--- START OF Data block ---
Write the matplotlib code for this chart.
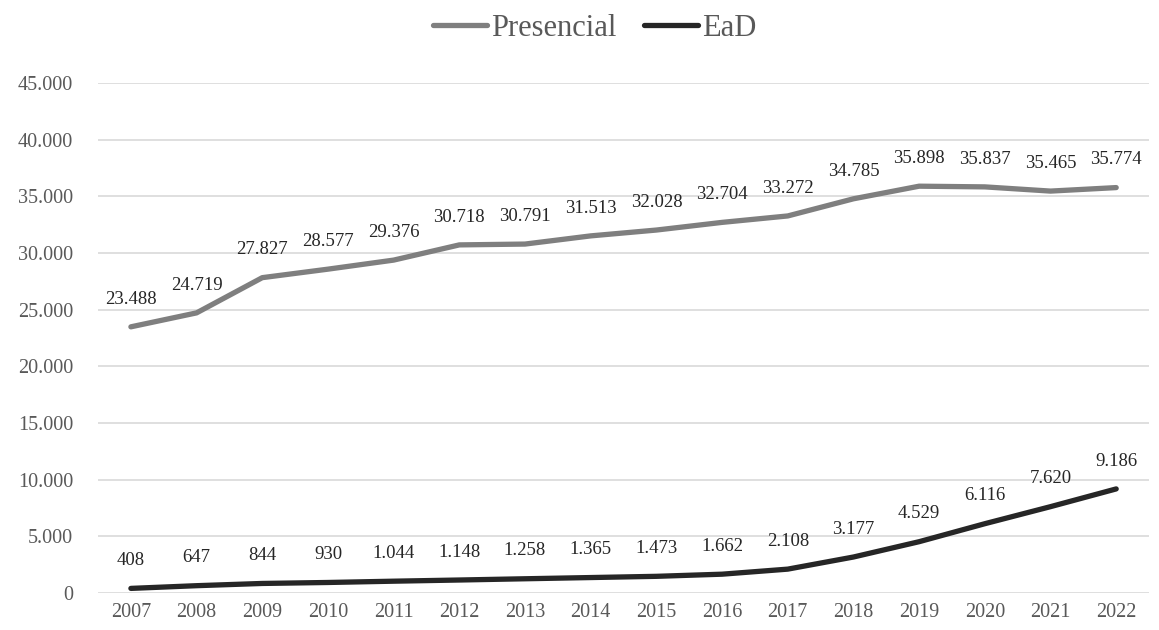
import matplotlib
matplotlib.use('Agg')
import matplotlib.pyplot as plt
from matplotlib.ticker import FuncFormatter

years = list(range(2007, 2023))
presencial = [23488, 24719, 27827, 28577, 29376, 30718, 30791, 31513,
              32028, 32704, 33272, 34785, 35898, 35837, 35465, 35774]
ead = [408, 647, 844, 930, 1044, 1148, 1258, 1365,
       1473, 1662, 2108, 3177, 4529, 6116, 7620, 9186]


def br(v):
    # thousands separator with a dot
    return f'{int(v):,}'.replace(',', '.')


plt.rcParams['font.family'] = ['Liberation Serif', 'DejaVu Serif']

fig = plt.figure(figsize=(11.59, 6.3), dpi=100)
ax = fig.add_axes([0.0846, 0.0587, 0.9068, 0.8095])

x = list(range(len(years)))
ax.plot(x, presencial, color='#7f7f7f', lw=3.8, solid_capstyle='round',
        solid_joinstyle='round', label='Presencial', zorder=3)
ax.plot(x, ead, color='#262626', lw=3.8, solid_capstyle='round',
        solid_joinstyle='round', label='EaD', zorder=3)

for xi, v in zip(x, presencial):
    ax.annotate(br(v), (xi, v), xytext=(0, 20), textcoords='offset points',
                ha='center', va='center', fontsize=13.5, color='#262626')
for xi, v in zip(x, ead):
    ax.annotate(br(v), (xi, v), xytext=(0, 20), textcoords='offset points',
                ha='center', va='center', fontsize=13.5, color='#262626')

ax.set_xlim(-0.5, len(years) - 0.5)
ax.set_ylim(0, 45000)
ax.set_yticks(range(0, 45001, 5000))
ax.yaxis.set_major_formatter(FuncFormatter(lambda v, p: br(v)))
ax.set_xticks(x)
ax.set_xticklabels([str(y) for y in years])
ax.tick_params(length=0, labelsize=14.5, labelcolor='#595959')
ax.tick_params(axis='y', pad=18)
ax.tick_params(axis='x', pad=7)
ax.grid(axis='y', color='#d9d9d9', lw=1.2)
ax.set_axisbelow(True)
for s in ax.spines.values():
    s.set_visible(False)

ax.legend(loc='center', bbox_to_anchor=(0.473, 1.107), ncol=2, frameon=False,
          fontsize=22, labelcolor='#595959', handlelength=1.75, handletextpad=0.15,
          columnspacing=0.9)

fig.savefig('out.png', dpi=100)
--- END OF Data block ---
**Work instructions:** Search the data above for lines holding "matplotlib" and copy each of them.

**Solution for this problem:**
Write the matplotlib code for this chart.
import matplotlib
matplotlib.use('Agg')
import matplotlib.pyplot as plt
from matplotlib.ticker import FuncFormatter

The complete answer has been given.